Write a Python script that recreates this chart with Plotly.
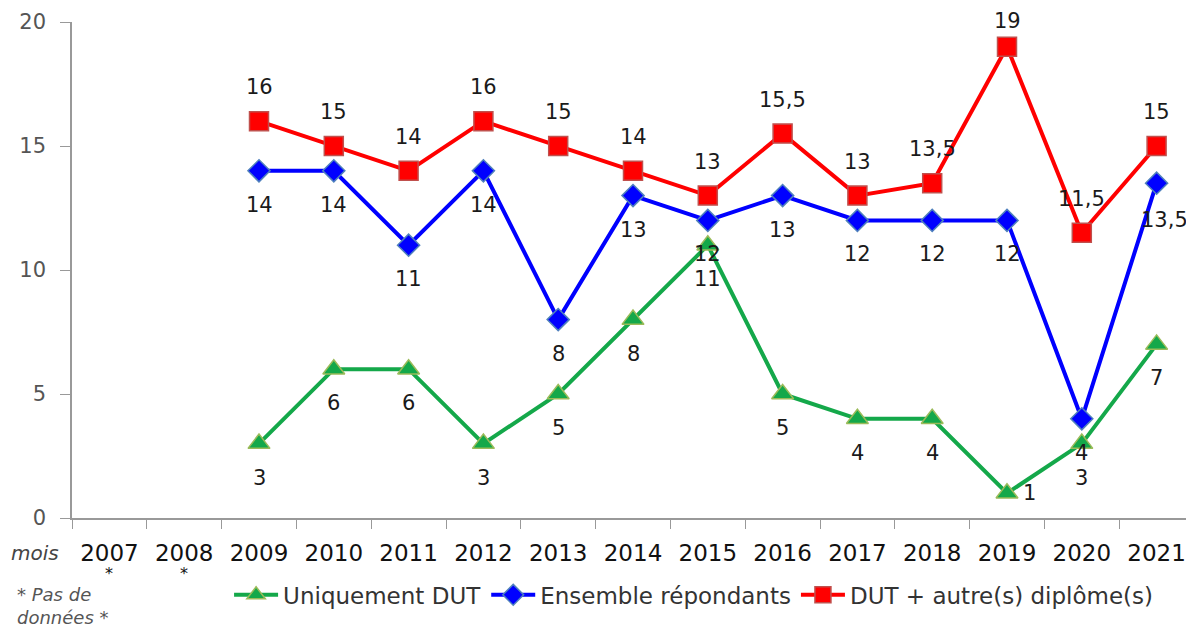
import plotly.graph_objects as go

years = ["2007", "2008", "2009", "2010", "2011", "2012", "2013", "2014",
         "2015", "2016", "2017", "2018", "2019", "2020", "2021"]
uniquement_dut = [None, None, 3, 6, 6, 3, 5, 8, 11, 5, 4, 4, 1, 3, 7]
ensemble = [None, None, 14, 14, 11, 14, 8, 13, 12, 13, 12, 12, 12, 4, 13.5]
dut_autre = [None, None, 16, 15, 14, 16, 15, 14, 13, 15.5, 13, 13.5, 19, 11.5, 15]
no_data_years = ["2007", "2008"]

FONT = "DejaVu Sans"


def fmt(v):
    s = ("%g" % v)
    return s.replace(".", ",")


fig = go.Figure()

series = [
    dict(name="Uniquement DUT", y=uniquement_dut, color="#14A84A", symbol="triangle-up",
         mline="#9BBB59", size=19, pos=+1),
    dict(name="Ensemble répondants", y=ensemble, color="#0000FF", symbol="diamond",
         mline="#4F81BD", size=17, pos=+1),
    dict(name="DUT + autre(s) diplôme(s)", y=dut_autre, color="#FF0000", symbol="square",
         mline="#C0504D", size=19, pos=-1),
]

for s in series:
    fig.add_trace(go.Scatter(
        x=years, y=s["y"], mode="lines+markers", name=s["name"],
        line=dict(color=s["color"], width=4),
        marker=dict(symbol=s["symbol"], size=s["size"], color=s["color"],
                    line=dict(color=s["mline"], width=1.5)),
        connectgaps=False, cliponaxis=False,
    ))

annotations = []
special = {
    ("Uniquement DUT", "2019"): (22, 0),
    ("Ensemble répondants", "2021"): (8, -37),
    ("DUT + autre(s) diplôme(s)", "2019"): (0, 26),
}
for s in series:
    for i, (x, v) in enumerate(zip(years, s["y"])):
        if v is None:
            continue
        xs, ys = special.get((s["name"], x), (0, -34 if s["pos"] > 0 else 34))
        annotations.append(dict(
            x=i, y=v, xref="x", yref="y", text=fmt(v), showarrow=False,
            xshift=xs, yshift=ys, font=dict(family=FONT, size=21, color="#1a1a1a"),
        ))

annotations.append(dict(x=-0.033, y=-0.0706, xref="paper", yref="paper", text="<i>mois</i>",
                        showarrow=False, xanchor="center", yanchor="middle",
                        font=dict(family=FONT, size=20, color="#444")))
for yr in no_data_years:
    annotations.append(dict(x=years.index(yr), y=-0.112, xref="x", yref="paper", text="*",
                            showarrow=False, xanchor="center", yanchor="middle",
                            font=dict(family=FONT, size=16, color="#111")))
annotations.append(dict(x=-0.051, y=-0.177, xref="paper", yref="paper",
                        text="<i>* Pas de<br>données *</i>", showarrow=False,
                        xanchor="left", yanchor="middle", align="left",
                        font=dict(family=FONT, size=18, color="#555")))

fig.update_layout(
    width=1186, height=626,
    margin=dict(l=64, r=0, t=14, b=116, autoexpand=False),
    paper_bgcolor="white", plot_bgcolor="white",
    font=dict(family=FONT, color="#333"),
    showlegend=True,
    legend=dict(orientation="h", x=0.14, y=-0.155, xanchor="left", yanchor="middle",
                font=dict(family=FONT, size=23, color="#333"), itemwidth=44,
                traceorder="normal"),
    annotations=annotations,
    xaxis=dict(type="category", categoryorder="array", categoryarray=years,
               range=[-0.5, 14.5], showgrid=False, showline=True, linecolor="#999",
               linewidth=1.5, ticks="outside", tickson="boundaries", ticklen=9,
               tickcolor="#999", tickfont=dict(family=FONT, size=23, color="#111"),
               ticklabelstandoff=14, zeroline=False, automargin=False),
    yaxis=dict(range=[0, 20], dtick=5, showgrid=False, showline=True, linecolor="#999",
               linewidth=1.5, ticks="outside", ticklen=10, tickcolor="#999",
               tickfont=dict(family=FONT, size=21, color="#555"), zeroline=False,
               ticklabelstandoff=10, automargin=False),
)

fig.write_html("out.html")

---*---

◆ **REQUIREMENT**: Leave out the pictures. Transcribe only the lines above, from the first through the one that contains "fig = go.Figure()".

◆ **PROBLEM SOLUTION**:
Write a Python script that recreates this chart with Plotly.
import plotly.graph_objects as go

years = ["2007", "2008", "2009", "2010", "2011", "2012", "2013", "2014",
         "2015", "2016", "2017", "2018", "2019", "2020", "2021"]
uniquement_dut = [None, None, 3, 6, 6, 3, 5, 8, 11, 5, 4, 4, 1, 3, 7]
ensemble = [None, None, 14, 14, 11, 14, 8, 13, 12, 13, 12, 12, 12, 4, 13.5]
dut_autre = [None, None, 16, 15, 14, 16, 15, 14, 13, 15.5, 13, 13.5, 19, 11.5, 15]
no_data_years = ["2007", "2008"]

FONT = "DejaVu Sans"


def fmt(v):
    s = ("%g" % v)
    return s.replace(".", ",")


fig = go.Figure()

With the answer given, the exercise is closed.